Contemporaneamente l’azienda ha ufficializzato accordi con Universal per la costruzione di parchi a tema con le sue proprietà intellettuali. E questa è un’apertura che ha dato insieme l’impressione di una corsa ai ripari, della fine di una gelosia cronica nei confronti del marchio, e di enormi potenzialità di espansione e ricavi futuri. È indubbio che l’idea di un parco con un Mario alto alcune decine di metri, da visitare come fosse una Statua della libertà, fa girare la testa.
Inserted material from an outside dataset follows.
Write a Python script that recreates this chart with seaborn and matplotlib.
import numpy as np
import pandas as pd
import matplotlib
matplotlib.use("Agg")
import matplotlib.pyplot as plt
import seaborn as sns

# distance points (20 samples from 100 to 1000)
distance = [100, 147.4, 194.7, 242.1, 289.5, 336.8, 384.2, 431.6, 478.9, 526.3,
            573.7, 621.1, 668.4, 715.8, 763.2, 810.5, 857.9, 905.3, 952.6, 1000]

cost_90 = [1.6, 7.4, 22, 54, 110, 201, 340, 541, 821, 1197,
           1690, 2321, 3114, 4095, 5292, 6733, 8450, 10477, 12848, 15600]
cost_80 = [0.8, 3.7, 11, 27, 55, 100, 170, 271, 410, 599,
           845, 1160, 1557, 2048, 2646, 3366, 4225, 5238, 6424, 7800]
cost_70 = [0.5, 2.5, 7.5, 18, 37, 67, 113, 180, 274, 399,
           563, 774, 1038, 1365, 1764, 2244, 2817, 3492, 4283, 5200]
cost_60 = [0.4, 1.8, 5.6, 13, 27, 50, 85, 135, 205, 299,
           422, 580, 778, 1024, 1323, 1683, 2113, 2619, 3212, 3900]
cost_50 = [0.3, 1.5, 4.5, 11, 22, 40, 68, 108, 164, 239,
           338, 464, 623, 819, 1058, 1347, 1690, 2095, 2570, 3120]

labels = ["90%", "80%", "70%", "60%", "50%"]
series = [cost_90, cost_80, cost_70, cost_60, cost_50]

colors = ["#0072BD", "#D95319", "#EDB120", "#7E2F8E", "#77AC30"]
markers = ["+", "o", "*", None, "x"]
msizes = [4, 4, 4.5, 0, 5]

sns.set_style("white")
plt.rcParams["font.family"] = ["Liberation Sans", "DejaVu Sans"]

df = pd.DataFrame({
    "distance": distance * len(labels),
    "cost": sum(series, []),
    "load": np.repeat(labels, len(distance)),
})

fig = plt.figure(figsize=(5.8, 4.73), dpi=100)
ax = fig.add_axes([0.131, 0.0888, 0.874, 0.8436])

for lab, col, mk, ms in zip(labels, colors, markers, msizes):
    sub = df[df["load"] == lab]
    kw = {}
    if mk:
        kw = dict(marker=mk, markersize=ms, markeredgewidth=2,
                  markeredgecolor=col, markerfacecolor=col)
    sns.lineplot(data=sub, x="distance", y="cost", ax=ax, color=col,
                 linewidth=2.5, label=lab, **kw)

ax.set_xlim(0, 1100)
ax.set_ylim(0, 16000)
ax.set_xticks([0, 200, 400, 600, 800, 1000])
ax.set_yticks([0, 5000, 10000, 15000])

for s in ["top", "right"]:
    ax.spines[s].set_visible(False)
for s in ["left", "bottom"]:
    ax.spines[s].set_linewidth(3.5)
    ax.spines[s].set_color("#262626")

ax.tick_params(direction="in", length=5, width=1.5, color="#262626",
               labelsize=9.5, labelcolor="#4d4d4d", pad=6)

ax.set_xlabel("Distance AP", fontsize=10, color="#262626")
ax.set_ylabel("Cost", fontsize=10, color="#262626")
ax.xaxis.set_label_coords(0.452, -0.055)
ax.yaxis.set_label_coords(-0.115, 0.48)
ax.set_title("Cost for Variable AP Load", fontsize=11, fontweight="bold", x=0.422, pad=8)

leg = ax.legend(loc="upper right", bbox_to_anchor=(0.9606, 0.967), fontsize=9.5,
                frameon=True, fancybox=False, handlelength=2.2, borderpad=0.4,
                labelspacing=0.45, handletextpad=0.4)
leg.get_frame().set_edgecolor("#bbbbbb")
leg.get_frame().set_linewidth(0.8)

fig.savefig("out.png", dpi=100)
Qualche giorno fa è uscito nei negozi Yoshi woolly world, un videogioco a piattaforma che ha per protagonista il draghetto Yoshi in un mondo di lana interamente fatto a maglia. L’idea di usare i tessuti in contesti videoludici, rimandando al mondo reale tramite superfici e consistenze, e non imitandolo direttamente, non è originale: altri l’hanno sfruttata anni fa con risultati sorprendenti. Ma la Nintendo non è interessata a quello che fanno gli altri, se non in termini di quote di mercato e ricavi. Se la sua versione di un gioco fatto di lana arriva sei anni dopo LittleBigPlanet (Media Molecule, Sony), non importa. Perché in una certa misura quello che non è della Nintendo per la Nintendo non esiste. Così Yoshi woolly world, presentato in un momento in cui altri avrebbero perso la compostezza per fare qualcosa di clamoroso, è sicuramente prevedibile e non sconvolgente, ma anche bello, classico ed elegante come sanno fare solo a Kyoto.

Nei negozi di giocattoli giapponesi sono comunque in vendita i mazzi di hanafuda Nintendo per sfidarsi a koi-koi tra amici. Costano poco e sono fatti benissimo.